## COLLECTED MATERIAL
• • •

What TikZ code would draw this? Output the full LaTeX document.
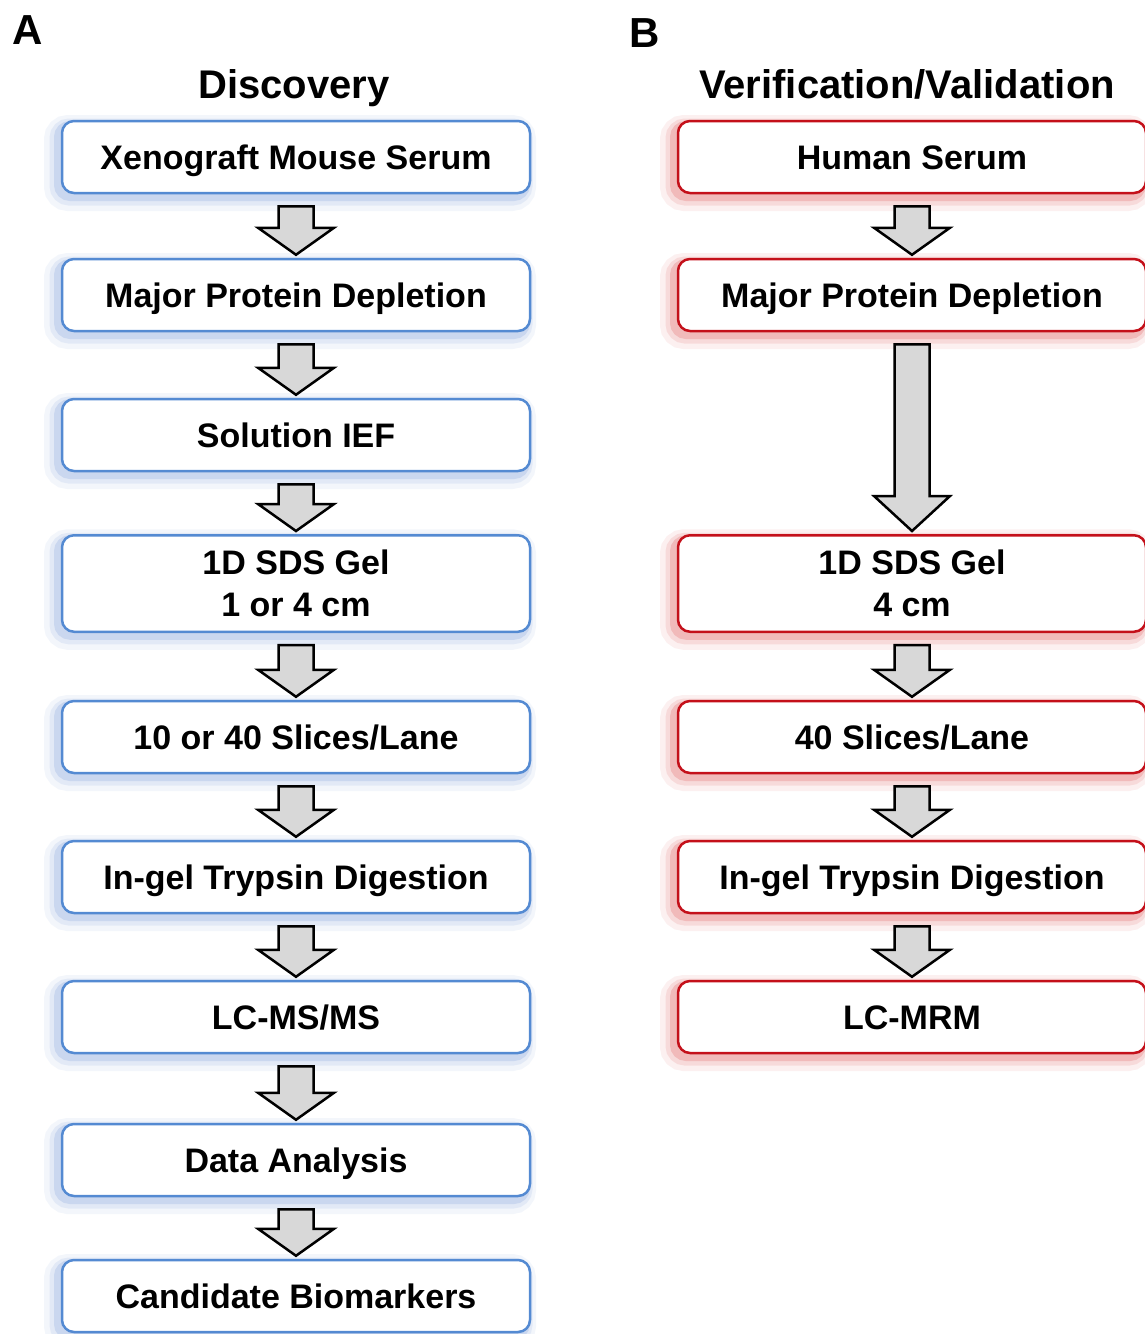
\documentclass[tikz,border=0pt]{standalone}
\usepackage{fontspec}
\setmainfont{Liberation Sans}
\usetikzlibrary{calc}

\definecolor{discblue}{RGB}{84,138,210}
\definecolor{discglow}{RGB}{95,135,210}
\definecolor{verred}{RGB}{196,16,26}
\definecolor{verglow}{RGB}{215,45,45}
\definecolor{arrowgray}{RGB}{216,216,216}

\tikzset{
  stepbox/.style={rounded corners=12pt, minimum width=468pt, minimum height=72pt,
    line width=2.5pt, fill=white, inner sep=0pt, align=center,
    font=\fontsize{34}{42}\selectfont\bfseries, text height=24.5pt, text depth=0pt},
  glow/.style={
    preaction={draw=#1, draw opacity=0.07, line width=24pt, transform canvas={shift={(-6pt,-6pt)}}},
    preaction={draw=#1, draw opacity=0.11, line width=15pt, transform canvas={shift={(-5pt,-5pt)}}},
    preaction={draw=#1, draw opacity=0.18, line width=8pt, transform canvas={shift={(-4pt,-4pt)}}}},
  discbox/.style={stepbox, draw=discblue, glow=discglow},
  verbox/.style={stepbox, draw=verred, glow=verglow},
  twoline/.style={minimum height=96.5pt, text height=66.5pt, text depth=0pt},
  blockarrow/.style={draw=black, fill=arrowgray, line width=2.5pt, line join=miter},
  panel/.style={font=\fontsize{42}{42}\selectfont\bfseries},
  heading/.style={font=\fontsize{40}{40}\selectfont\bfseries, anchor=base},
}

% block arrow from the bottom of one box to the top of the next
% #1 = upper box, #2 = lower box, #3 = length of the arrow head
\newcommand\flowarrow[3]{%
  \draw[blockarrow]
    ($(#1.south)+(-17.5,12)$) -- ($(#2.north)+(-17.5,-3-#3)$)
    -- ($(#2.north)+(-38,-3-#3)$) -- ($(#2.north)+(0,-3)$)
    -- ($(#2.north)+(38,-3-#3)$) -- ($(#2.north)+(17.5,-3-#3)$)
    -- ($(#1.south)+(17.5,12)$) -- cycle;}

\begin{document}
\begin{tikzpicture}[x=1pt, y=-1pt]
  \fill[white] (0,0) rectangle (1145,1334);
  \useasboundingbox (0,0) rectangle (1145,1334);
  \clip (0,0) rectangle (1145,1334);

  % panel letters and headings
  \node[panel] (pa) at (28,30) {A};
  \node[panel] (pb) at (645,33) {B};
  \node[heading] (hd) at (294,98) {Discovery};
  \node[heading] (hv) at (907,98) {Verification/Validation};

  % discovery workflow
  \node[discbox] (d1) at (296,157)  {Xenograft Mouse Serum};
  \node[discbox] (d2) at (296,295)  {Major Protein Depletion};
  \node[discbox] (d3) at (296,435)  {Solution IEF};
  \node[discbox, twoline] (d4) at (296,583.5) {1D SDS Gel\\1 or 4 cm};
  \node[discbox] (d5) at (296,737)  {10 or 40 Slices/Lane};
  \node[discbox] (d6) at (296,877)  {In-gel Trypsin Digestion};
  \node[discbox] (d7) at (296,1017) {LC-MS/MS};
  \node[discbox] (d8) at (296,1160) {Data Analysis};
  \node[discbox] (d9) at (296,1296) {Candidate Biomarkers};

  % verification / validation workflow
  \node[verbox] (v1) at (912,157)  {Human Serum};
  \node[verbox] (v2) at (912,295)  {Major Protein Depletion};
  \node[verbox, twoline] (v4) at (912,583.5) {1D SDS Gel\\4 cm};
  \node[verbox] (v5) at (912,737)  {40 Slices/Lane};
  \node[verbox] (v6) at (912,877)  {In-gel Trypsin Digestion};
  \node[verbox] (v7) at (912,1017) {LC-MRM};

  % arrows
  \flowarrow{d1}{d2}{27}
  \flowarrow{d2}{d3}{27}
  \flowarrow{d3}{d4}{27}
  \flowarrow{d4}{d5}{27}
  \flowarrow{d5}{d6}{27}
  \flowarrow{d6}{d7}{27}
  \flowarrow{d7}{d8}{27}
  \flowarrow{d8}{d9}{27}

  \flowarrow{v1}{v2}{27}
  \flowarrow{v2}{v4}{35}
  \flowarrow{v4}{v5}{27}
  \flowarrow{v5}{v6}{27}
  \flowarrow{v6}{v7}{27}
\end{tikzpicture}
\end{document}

• • •

## WORK INSTRUCTIONS
Return the listing above in full and without alteration, excluding its pictures.

## ANSWER TO THE PROBLEM
What TikZ code would draw this? Output the full LaTeX document.
\documentclass[tikz,border=0pt]{standalone}
\usepackage{fontspec}
\setmainfont{Liberation Sans}
\usetikzlibrary{calc}

\definecolor{discblue}{RGB}{84,138,210}
\definecolor{discglow}{RGB}{95,135,210}
\definecolor{verred}{RGB}{196,16,26}
\definecolor{verglow}{RGB}{215,45,45}
\definecolor{arrowgray}{RGB}{216,216,216}

\tikzset{
  stepbox/.style={rounded corners=12pt, minimum width=468pt, minimum height=72pt,
    line width=2.5pt, fill=white, inner sep=0pt, align=center,
    font=\fontsize{34}{42}\selectfont\bfseries, text height=24.5pt, text depth=0pt},
  glow/.style={
    preaction={draw=#1, draw opacity=0.07, line width=24pt, transform canvas={shift={(-6pt,-6pt)}}},
    preaction={draw=#1, draw opacity=0.11, line width=15pt, transform canvas={shift={(-5pt,-5pt)}}},
    preaction={draw=#1, draw opacity=0.18, line width=8pt, transform canvas={shift={(-4pt,-4pt)}}}},
  discbox/.style={stepbox, draw=discblue, glow=discglow},
  verbox/.style={stepbox, draw=verred, glow=verglow},
  twoline/.style={minimum height=96.5pt, text height=66.5pt, text depth=0pt},
  blockarrow/.style={draw=black, fill=arrowgray, line width=2.5pt, line join=miter},
  panel/.style={font=\fontsize{42}{42}\selectfont\bfseries},
  heading/.style={font=\fontsize{40}{40}\selectfont\bfseries, anchor=base},
}

% block arrow from the bottom of one box to the top of the next
% #1 = upper box, #2 = lower box, #3 = length of the arrow head
\newcommand\flowarrow[3]{%
  \draw[blockarrow]
    ($(#1.south)+(-17.5,12)$) -- ($(#2.north)+(-17.5,-3-#3)$)
    -- ($(#2.north)+(-38,-3-#3)$) -- ($(#2.north)+(0,-3)$)
    -- ($(#2.north)+(38,-3-#3)$) -- ($(#2.north)+(17.5,-3-#3)$)
    -- ($(#1.south)+(17.5,12)$) -- cycle;}

\begin{document}
\begin{tikzpicture}[x=1pt, y=-1pt]
  \fill[white] (0,0) rectangle (1145,1334);
  \useasboundingbox (0,0) rectangle (1145,1334);
  \clip (0,0) rectangle (1145,1334);

  % panel letters and headings
  \node[panel] (pa) at (28,30) {A};
  \node[panel] (pb) at (645,33) {B};
  \node[heading] (hd) at (294,98) {Discovery};
  \node[heading] (hv) at (907,98) {Verification/Validation};

  % discovery workflow
  \node[discbox] (d1) at (296,157)  {Xenograft Mouse Serum};
  \node[discbox] (d2) at (296,295)  {Major Protein Depletion};
  \node[discbox] (d3) at (296,435)  {Solution IEF};
  \node[discbox, twoline] (d4) at (296,583.5) {1D SDS Gel\\1 or 4 cm};
  \node[discbox] (d5) at (296,737)  {10 or 40 Slices/Lane};
  \node[discbox] (d6) at (296,877)  {In-gel Trypsin Digestion};
  \node[discbox] (d7) at (296,1017) {LC-MS/MS};
  \node[discbox] (d8) at (296,1160) {Data Analysis};
  \node[discbox] (d9) at (296,1296) {Candidate Biomarkers};

  % verification / validation workflow
  \node[verbox] (v1) at (912,157)  {Human Serum};
  \node[verbox] (v2) at (912,295)  {Major Protein Depletion};
  \node[verbox, twoline] (v4) at (912,583.5) {1D SDS Gel\\4 cm};
  \node[verbox] (v5) at (912,737)  {40 Slices/Lane};
  \node[verbox] (v6) at (912,877)  {In-gel Trypsin Digestion};
  \node[verbox] (v7) at (912,1017) {LC-MRM};

  % arrows
  \flowarrow{d1}{d2}{27}
  \flowarrow{d2}{d3}{27}
  \flowarrow{d3}{d4}{27}
  \flowarrow{d4}{d5}{27}
  \flowarrow{d5}{d6}{27}
  \flowarrow{d6}{d7}{27}
  \flowarrow{d7}{d8}{27}
  \flowarrow{d8}{d9}{27}

  \flowarrow{v1}{v2}{27}
  \flowarrow{v2}{v4}{35}
  \flowarrow{v4}{v5}{27}
  \flowarrow{v5}{v6}{27}
  \flowarrow{v6}{v7}{27}
\end{tikzpicture}
\end{document}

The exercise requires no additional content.